■ **Dataset section**:
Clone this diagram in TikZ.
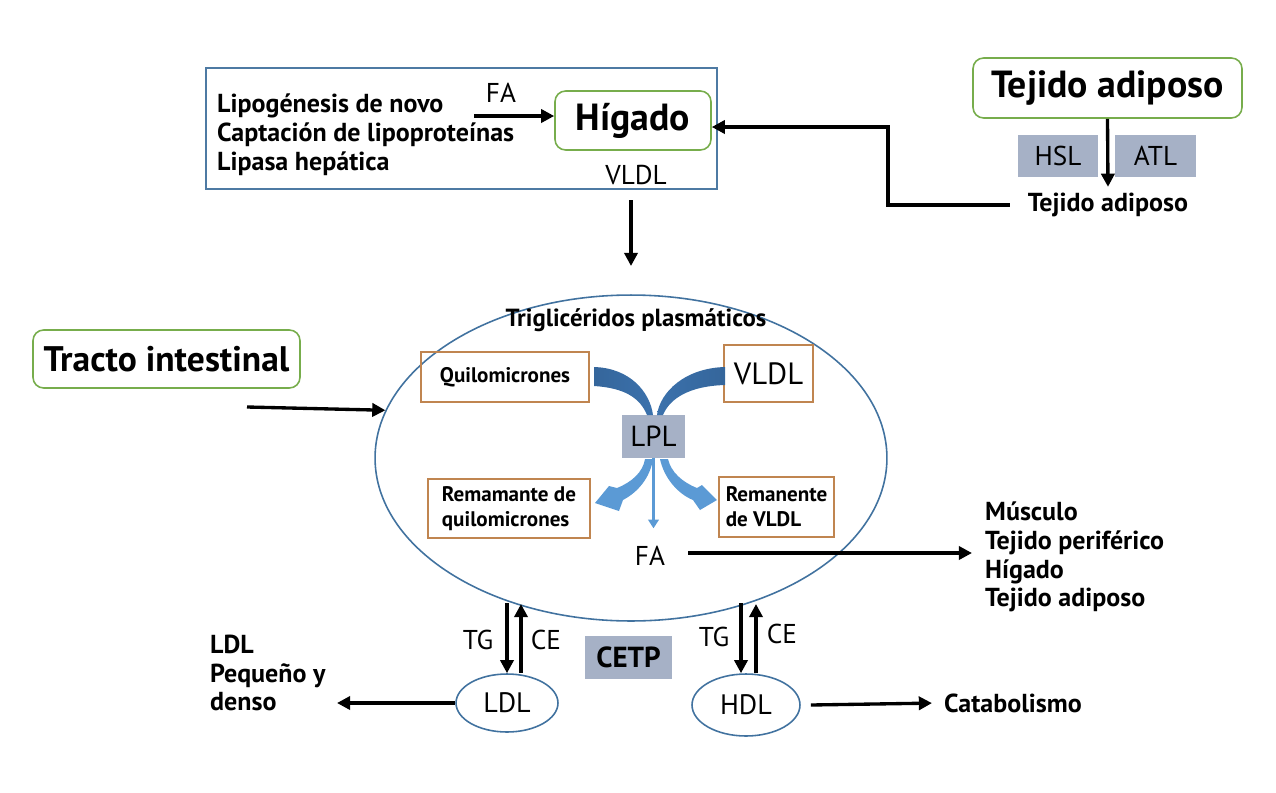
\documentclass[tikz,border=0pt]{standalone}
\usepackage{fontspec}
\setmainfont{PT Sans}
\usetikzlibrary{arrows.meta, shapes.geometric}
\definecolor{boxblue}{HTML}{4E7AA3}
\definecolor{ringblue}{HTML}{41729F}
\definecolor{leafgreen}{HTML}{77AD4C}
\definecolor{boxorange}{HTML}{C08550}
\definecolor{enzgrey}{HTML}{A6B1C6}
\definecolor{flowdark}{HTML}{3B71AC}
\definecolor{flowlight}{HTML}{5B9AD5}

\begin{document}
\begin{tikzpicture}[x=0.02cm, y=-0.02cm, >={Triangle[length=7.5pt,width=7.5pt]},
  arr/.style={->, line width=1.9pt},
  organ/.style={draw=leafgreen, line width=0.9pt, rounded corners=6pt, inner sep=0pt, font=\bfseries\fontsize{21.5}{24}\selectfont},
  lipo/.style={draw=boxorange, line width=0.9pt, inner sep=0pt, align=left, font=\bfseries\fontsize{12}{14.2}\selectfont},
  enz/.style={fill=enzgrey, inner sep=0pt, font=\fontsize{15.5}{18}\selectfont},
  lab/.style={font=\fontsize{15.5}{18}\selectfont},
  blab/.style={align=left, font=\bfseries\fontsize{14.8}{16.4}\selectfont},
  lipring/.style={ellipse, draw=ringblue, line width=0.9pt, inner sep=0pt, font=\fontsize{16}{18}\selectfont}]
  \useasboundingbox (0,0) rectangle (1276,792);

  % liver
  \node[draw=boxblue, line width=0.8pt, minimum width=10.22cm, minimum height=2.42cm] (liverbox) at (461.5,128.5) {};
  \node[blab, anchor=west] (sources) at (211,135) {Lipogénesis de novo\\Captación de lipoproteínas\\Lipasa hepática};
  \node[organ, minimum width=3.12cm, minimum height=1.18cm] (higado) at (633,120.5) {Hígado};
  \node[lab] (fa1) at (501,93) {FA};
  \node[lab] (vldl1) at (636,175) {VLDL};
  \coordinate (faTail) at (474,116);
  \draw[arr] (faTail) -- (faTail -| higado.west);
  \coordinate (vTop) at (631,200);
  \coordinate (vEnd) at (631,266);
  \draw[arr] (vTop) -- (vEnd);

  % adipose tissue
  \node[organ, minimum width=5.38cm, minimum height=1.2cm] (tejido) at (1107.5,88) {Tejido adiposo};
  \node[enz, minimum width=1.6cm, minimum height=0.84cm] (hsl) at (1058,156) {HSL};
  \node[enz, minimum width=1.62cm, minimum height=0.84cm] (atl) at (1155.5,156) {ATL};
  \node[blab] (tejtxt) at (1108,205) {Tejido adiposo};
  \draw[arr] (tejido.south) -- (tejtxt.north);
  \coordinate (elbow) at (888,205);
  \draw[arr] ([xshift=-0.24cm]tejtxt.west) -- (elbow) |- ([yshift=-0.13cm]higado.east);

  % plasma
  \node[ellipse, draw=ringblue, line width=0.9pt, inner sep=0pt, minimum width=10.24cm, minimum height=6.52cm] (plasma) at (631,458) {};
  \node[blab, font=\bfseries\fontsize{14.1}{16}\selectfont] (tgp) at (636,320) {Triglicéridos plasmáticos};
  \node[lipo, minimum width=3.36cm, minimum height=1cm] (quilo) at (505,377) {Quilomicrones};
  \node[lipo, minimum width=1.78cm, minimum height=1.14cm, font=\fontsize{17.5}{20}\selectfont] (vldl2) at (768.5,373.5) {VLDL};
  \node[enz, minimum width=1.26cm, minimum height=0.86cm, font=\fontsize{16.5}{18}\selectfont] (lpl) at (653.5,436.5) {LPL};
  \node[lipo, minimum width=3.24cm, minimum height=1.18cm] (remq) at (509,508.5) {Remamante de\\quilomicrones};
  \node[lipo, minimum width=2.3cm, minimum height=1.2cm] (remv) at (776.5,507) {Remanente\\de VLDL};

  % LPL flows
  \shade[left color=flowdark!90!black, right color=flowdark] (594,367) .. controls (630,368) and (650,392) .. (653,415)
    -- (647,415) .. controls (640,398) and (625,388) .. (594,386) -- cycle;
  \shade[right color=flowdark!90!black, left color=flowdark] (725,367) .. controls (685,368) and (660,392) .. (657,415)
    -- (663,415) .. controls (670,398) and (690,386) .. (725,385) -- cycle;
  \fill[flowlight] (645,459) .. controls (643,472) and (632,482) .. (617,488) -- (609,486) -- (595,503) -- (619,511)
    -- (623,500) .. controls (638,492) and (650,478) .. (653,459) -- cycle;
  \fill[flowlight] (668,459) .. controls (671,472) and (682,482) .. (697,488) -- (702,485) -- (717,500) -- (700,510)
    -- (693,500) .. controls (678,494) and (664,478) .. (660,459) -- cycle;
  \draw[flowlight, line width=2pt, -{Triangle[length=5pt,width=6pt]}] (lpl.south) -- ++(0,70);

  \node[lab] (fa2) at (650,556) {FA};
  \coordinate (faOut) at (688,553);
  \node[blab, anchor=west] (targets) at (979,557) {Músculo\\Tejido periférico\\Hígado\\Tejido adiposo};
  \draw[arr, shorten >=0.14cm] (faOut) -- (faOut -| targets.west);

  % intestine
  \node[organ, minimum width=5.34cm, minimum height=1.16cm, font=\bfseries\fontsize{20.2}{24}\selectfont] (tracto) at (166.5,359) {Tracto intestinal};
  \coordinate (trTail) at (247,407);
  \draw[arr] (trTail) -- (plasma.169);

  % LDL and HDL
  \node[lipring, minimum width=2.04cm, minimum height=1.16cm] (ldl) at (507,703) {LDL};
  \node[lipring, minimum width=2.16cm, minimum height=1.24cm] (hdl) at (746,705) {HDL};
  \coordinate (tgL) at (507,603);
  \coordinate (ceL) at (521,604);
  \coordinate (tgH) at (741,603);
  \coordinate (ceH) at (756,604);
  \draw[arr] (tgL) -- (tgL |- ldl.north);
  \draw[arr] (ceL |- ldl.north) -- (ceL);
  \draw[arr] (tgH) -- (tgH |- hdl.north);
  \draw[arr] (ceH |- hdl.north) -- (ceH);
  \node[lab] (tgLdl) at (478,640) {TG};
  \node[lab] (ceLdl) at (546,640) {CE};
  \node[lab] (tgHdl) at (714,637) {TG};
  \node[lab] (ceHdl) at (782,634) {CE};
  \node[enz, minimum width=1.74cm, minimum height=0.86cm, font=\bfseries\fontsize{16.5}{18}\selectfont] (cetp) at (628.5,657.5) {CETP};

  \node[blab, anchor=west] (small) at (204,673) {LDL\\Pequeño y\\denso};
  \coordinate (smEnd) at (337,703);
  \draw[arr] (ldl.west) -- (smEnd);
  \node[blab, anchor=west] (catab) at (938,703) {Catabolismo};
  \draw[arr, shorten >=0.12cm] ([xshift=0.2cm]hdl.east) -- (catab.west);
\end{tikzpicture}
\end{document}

■ **What you are asked to do**: Could you repeat all of the material exactly? Pictures should not be copied.

■ **Solution below**:
Clone this diagram in TikZ.
\documentclass[tikz,border=0pt]{standalone}
\usepackage{fontspec}
\setmainfont{PT Sans}
\usetikzlibrary{arrows.meta, shapes.geometric}
\definecolor{boxblue}{HTML}{4E7AA3}
\definecolor{ringblue}{HTML}{41729F}
\definecolor{leafgreen}{HTML}{77AD4C}
\definecolor{boxorange}{HTML}{C08550}
\definecolor{enzgrey}{HTML}{A6B1C6}
\definecolor{flowdark}{HTML}{3B71AC}
\definecolor{flowlight}{HTML}{5B9AD5}

\begin{document}
\begin{tikzpicture}[x=0.02cm, y=-0.02cm, >={Triangle[length=7.5pt,width=7.5pt]},
  arr/.style={->, line width=1.9pt},
  organ/.style={draw=leafgreen, line width=0.9pt, rounded corners=6pt, inner sep=0pt, font=\bfseries\fontsize{21.5}{24}\selectfont},
  lipo/.style={draw=boxorange, line width=0.9pt, inner sep=0pt, align=left, font=\bfseries\fontsize{12}{14.2}\selectfont},
  enz/.style={fill=enzgrey, inner sep=0pt, font=\fontsize{15.5}{18}\selectfont},
  lab/.style={font=\fontsize{15.5}{18}\selectfont},
  blab/.style={align=left, font=\bfseries\fontsize{14.8}{16.4}\selectfont},
  lipring/.style={ellipse, draw=ringblue, line width=0.9pt, inner sep=0pt, font=\fontsize{16}{18}\selectfont}]
  \useasboundingbox (0,0) rectangle (1276,792);

  % liver
  \node[draw=boxblue, line width=0.8pt, minimum width=10.22cm, minimum height=2.42cm] (liverbox) at (461.5,128.5) {};
  \node[blab, anchor=west] (sources) at (211,135) {Lipogénesis de novo\\Captación de lipoproteínas\\Lipasa hepática};
  \node[organ, minimum width=3.12cm, minimum height=1.18cm] (higado) at (633,120.5) {Hígado};
  \node[lab] (fa1) at (501,93) {FA};
  \node[lab] (vldl1) at (636,175) {VLDL};
  \coordinate (faTail) at (474,116);
  \draw[arr] (faTail) -- (faTail -| higado.west);
  \coordinate (vTop) at (631,200);
  \coordinate (vEnd) at (631,266);
  \draw[arr] (vTop) -- (vEnd);

  % adipose tissue
  \node[organ, minimum width=5.38cm, minimum height=1.2cm] (tejido) at (1107.5,88) {Tejido adiposo};
  \node[enz, minimum width=1.6cm, minimum height=0.84cm] (hsl) at (1058,156) {HSL};
  \node[enz, minimum width=1.62cm, minimum height=0.84cm] (atl) at (1155.5,156) {ATL};
  \node[blab] (tejtxt) at (1108,205) {Tejido adiposo};
  \draw[arr] (tejido.south) -- (tejtxt.north);
  \coordinate (elbow) at (888,205);
  \draw[arr] ([xshift=-0.24cm]tejtxt.west) -- (elbow) |- ([yshift=-0.13cm]higado.east);

  % plasma
  \node[ellipse, draw=ringblue, line width=0.9pt, inner sep=0pt, minimum width=10.24cm, minimum height=6.52cm] (plasma) at (631,458) {};
  \node[blab, font=\bfseries\fontsize{14.1}{16}\selectfont] (tgp) at (636,320) {Triglicéridos plasmáticos};
  \node[lipo, minimum width=3.36cm, minimum height=1cm] (quilo) at (505,377) {Quilomicrones};
  \node[lipo, minimum width=1.78cm, minimum height=1.14cm, font=\fontsize{17.5}{20}\selectfont] (vldl2) at (768.5,373.5) {VLDL};
  \node[enz, minimum width=1.26cm, minimum height=0.86cm, font=\fontsize{16.5}{18}\selectfont] (lpl) at (653.5,436.5) {LPL};
  \node[lipo, minimum width=3.24cm, minimum height=1.18cm] (remq) at (509,508.5) {Remamante de\\quilomicrones};
  \node[lipo, minimum width=2.3cm, minimum height=1.2cm] (remv) at (776.5,507) {Remanente\\de VLDL};

  % LPL flows
  \shade[left color=flowdark!90!black, right color=flowdark] (594,367) .. controls (630,368) and (650,392) .. (653,415)
    -- (647,415) .. controls (640,398) and (625,388) .. (594,386) -- cycle;
  \shade[right color=flowdark!90!black, left color=flowdark] (725,367) .. controls (685,368) and (660,392) .. (657,415)
    -- (663,415) .. controls (670,398) and (690,386) .. (725,385) -- cycle;
  \fill[flowlight] (645,459) .. controls (643,472) and (632,482) .. (617,488) -- (609,486) -- (595,503) -- (619,511)
    -- (623,500) .. controls (638,492) and (650,478) .. (653,459) -- cycle;
  \fill[flowlight] (668,459) .. controls (671,472) and (682,482) .. (697,488) -- (702,485) -- (717,500) -- (700,510)
    -- (693,500) .. controls (678,494) and (664,478) .. (660,459) -- cycle;
  \draw[flowlight, line width=2pt, -{Triangle[length=5pt,width=6pt]}] (lpl.south) -- ++(0,70);

  \node[lab] (fa2) at (650,556) {FA};
  \coordinate (faOut) at (688,553);
  \node[blab, anchor=west] (targets) at (979,557) {Músculo\\Tejido periférico\\Hígado\\Tejido adiposo};
  \draw[arr, shorten >=0.14cm] (faOut) -- (faOut -| targets.west);

  % intestine
  \node[organ, minimum width=5.34cm, minimum height=1.16cm, font=\bfseries\fontsize{20.2}{24}\selectfont] (tracto) at (166.5,359) {Tracto intestinal};
  \coordinate (trTail) at (247,407);
  \draw[arr] (trTail) -- (plasma.169);

  % LDL and HDL
  \node[lipring, minimum width=2.04cm, minimum height=1.16cm] (ldl) at (507,703) {LDL};
  \node[lipring, minimum width=2.16cm, minimum height=1.24cm] (hdl) at (746,705) {HDL};
  \coordinate (tgL) at (507,603);
  \coordinate (ceL) at (521,604);
  \coordinate (tgH) at (741,603);
  \coordinate (ceH) at (756,604);
  \draw[arr] (tgL) -- (tgL |- ldl.north);
  \draw[arr] (ceL |- ldl.north) -- (ceL);
  \draw[arr] (tgH) -- (tgH |- hdl.north);
  \draw[arr] (ceH |- hdl.north) -- (ceH);
  \node[lab] (tgLdl) at (478,640) {TG};
  \node[lab] (ceLdl) at (546,640) {CE};
  \node[lab] (tgHdl) at (714,637) {TG};
  \node[lab] (ceHdl) at (782,634) {CE};
  \node[enz, minimum width=1.74cm, minimum height=0.86cm, font=\bfseries\fontsize{16.5}{18}\selectfont] (cetp) at (628.5,657.5) {CETP};

  \node[blab, anchor=west] (small) at (204,673) {LDL\\Pequeño y\\denso};
  \coordinate (smEnd) at (337,703);
  \draw[arr] (ldl.west) -- (smEnd);
  \node[blab, anchor=west] (catab) at (938,703) {Catabolismo};
  \draw[arr, shorten >=0.12cm] ([xshift=0.2cm]hdl.east) -- (catab.west);
\end{tikzpicture}
\end{document}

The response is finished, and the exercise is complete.